### Stated goal
Copy out, with no alterations, the lines below running from the one containing "Emit a LaTeX" to the one containing "(sig3) at (773,104)", inclusive at each end; pictures are omitted.

── Items ──

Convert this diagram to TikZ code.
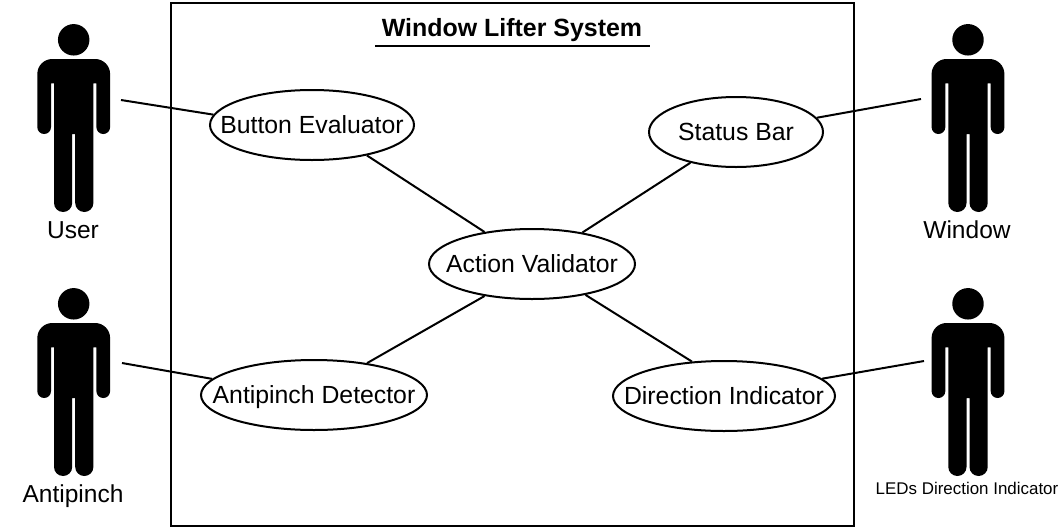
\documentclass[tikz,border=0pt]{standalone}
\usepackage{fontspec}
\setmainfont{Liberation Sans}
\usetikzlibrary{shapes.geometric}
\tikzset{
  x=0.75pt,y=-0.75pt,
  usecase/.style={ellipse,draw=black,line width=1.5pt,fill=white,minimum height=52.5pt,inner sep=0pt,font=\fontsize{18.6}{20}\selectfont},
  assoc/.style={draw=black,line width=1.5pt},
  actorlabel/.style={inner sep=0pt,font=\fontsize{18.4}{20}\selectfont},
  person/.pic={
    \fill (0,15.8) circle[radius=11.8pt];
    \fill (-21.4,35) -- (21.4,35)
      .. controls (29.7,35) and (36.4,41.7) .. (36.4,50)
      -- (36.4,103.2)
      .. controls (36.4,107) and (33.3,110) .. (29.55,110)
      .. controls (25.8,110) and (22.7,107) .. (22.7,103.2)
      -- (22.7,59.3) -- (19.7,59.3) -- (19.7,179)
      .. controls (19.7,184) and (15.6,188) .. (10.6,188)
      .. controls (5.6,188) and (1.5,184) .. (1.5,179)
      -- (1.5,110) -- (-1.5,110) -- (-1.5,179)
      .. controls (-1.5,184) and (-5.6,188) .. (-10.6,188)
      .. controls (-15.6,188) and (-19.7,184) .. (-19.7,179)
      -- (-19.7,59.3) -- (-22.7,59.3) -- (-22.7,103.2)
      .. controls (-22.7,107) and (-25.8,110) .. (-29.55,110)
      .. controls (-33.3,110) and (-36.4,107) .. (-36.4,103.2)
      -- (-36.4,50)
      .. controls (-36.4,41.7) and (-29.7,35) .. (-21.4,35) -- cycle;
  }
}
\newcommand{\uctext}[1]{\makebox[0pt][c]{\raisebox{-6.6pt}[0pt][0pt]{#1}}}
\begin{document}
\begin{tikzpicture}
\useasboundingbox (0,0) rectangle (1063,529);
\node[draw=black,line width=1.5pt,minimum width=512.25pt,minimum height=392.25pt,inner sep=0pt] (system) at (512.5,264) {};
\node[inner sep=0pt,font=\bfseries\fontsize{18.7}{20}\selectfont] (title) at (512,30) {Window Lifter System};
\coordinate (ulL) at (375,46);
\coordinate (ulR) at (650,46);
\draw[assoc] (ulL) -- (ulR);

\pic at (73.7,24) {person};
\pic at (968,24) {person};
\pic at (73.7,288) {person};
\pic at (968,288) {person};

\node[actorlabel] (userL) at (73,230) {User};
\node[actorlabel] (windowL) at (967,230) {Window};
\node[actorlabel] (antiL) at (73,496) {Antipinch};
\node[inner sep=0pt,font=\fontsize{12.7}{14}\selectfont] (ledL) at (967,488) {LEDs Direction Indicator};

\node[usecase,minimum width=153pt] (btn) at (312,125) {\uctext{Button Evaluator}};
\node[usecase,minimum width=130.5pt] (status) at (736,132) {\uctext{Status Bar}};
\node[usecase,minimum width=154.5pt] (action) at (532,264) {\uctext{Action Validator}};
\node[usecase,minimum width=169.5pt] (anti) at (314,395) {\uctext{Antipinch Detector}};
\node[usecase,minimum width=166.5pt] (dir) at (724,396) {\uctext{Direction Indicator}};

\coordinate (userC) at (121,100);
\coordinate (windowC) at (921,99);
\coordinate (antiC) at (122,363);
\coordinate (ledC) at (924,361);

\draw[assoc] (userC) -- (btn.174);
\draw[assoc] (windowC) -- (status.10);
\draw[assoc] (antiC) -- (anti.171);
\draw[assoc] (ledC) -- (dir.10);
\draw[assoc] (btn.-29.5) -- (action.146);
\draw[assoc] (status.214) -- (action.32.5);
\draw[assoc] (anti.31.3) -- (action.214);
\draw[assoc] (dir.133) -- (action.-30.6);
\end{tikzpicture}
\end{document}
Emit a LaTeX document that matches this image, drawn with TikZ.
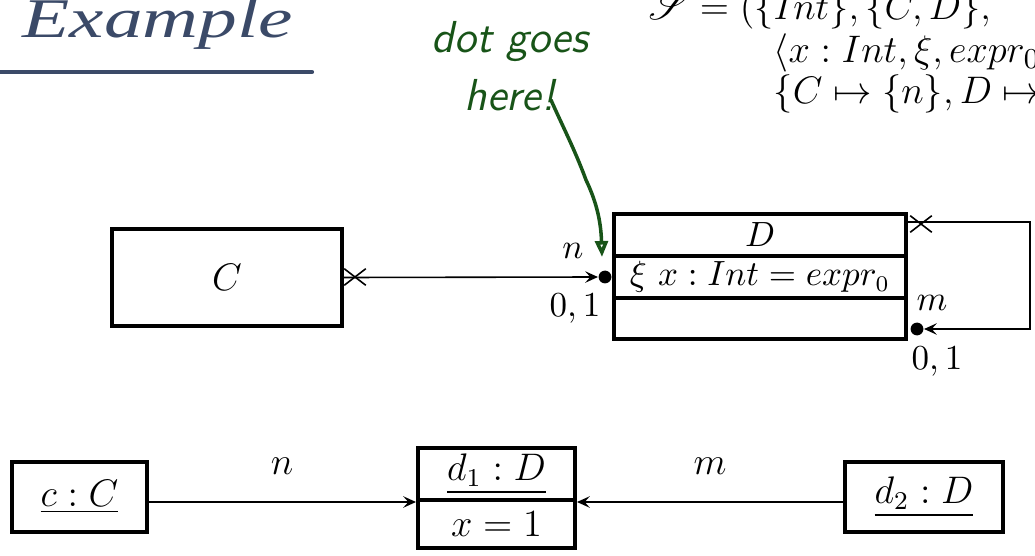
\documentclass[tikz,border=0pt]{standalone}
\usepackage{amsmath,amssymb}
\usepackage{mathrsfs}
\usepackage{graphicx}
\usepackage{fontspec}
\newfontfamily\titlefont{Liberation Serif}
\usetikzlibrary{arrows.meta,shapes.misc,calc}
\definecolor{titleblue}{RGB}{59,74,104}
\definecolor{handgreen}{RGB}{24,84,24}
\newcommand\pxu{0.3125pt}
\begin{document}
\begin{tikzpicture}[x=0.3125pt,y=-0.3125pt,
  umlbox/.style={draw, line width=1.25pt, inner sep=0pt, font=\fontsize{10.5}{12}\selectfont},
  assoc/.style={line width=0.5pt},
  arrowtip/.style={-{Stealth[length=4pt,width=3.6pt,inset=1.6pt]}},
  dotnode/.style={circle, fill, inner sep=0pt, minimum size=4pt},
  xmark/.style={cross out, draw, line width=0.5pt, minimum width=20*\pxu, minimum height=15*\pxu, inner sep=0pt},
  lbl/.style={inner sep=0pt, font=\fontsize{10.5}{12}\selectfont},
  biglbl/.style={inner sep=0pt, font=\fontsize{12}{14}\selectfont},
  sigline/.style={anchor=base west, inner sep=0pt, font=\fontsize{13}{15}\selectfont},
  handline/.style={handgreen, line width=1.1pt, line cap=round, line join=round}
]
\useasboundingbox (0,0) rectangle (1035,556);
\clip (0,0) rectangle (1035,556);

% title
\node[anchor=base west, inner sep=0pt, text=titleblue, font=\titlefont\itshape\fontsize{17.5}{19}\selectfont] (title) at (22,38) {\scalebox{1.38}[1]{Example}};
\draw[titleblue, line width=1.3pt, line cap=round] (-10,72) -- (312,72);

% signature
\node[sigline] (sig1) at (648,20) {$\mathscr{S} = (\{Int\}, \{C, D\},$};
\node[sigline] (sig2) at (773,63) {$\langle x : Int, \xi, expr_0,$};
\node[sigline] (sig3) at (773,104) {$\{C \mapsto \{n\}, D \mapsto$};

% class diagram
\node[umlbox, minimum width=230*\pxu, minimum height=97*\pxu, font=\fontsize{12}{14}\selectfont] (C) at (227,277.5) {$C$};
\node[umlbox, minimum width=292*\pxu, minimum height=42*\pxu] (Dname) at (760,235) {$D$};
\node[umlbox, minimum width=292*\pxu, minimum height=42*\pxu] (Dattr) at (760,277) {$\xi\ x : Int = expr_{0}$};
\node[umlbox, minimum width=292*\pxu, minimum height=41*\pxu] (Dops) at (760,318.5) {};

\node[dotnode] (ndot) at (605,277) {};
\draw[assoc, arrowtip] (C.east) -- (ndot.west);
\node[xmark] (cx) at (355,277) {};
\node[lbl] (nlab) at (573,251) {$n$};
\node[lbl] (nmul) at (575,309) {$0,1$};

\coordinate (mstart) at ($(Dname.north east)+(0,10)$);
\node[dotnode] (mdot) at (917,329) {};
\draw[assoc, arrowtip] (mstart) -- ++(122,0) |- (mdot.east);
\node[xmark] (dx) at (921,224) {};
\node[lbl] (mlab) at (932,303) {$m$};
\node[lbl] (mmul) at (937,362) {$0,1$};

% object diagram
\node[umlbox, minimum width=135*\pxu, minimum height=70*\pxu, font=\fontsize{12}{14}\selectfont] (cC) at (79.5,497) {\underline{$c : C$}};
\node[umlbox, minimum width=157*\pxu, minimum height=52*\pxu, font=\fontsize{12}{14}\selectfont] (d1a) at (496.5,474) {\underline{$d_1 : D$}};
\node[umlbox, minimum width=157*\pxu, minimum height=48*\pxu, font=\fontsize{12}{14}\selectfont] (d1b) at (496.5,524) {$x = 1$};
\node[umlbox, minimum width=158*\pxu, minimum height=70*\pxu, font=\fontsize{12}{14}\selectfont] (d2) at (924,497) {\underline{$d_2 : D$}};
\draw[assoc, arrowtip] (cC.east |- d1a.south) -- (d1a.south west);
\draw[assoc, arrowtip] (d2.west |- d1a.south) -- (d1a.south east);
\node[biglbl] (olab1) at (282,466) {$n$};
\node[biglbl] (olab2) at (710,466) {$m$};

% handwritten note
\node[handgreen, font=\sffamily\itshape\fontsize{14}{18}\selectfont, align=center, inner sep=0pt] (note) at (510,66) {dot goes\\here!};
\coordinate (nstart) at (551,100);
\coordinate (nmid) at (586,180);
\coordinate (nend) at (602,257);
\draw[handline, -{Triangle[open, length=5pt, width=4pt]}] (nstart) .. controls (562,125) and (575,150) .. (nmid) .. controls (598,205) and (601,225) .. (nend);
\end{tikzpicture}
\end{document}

───

### Result for this exercise
Emit a LaTeX document that matches this image, drawn with TikZ.
\documentclass[tikz,border=0pt]{standalone}
\usepackage{amsmath,amssymb}
\usepackage{mathrsfs}
\usepackage{graphicx}
\usepackage{fontspec}
\newfontfamily\titlefont{Liberation Serif}
\usetikzlibrary{arrows.meta,shapes.misc,calc}
\definecolor{titleblue}{RGB}{59,74,104}
\definecolor{handgreen}{RGB}{24,84,24}
\newcommand\pxu{0.3125pt}
\begin{document}
\begin{tikzpicture}[x=0.3125pt,y=-0.3125pt,
  umlbox/.style={draw, line width=1.25pt, inner sep=0pt, font=\fontsize{10.5}{12}\selectfont},
  assoc/.style={line width=0.5pt},
  arrowtip/.style={-{Stealth[length=4pt,width=3.6pt,inset=1.6pt]}},
  dotnode/.style={circle, fill, inner sep=0pt, minimum size=4pt},
  xmark/.style={cross out, draw, line width=0.5pt, minimum width=20*\pxu, minimum height=15*\pxu, inner sep=0pt},
  lbl/.style={inner sep=0pt, font=\fontsize{10.5}{12}\selectfont},
  biglbl/.style={inner sep=0pt, font=\fontsize{12}{14}\selectfont},
  sigline/.style={anchor=base west, inner sep=0pt, font=\fontsize{13}{15}\selectfont},
  handline/.style={handgreen, line width=1.1pt, line cap=round, line join=round}
]
\useasboundingbox (0,0) rectangle (1035,556);
\clip (0,0) rectangle (1035,556);

% title
\node[anchor=base west, inner sep=0pt, text=titleblue, font=\titlefont\itshape\fontsize{17.5}{19}\selectfont] (title) at (22,38) {\scalebox{1.38}[1]{Example}};
\draw[titleblue, line width=1.3pt, line cap=round] (-10,72) -- (312,72);

% signature
\node[sigline] (sig1) at (648,20) {$\mathscr{S} = (\{Int\}, \{C, D\},$};
\node[sigline] (sig2) at (773,63) {$\langle x : Int, \xi, expr_0,$};
\node[sigline] (sig3) at (773,104) {$\{C \mapsto \{n\}, D \mapsto$};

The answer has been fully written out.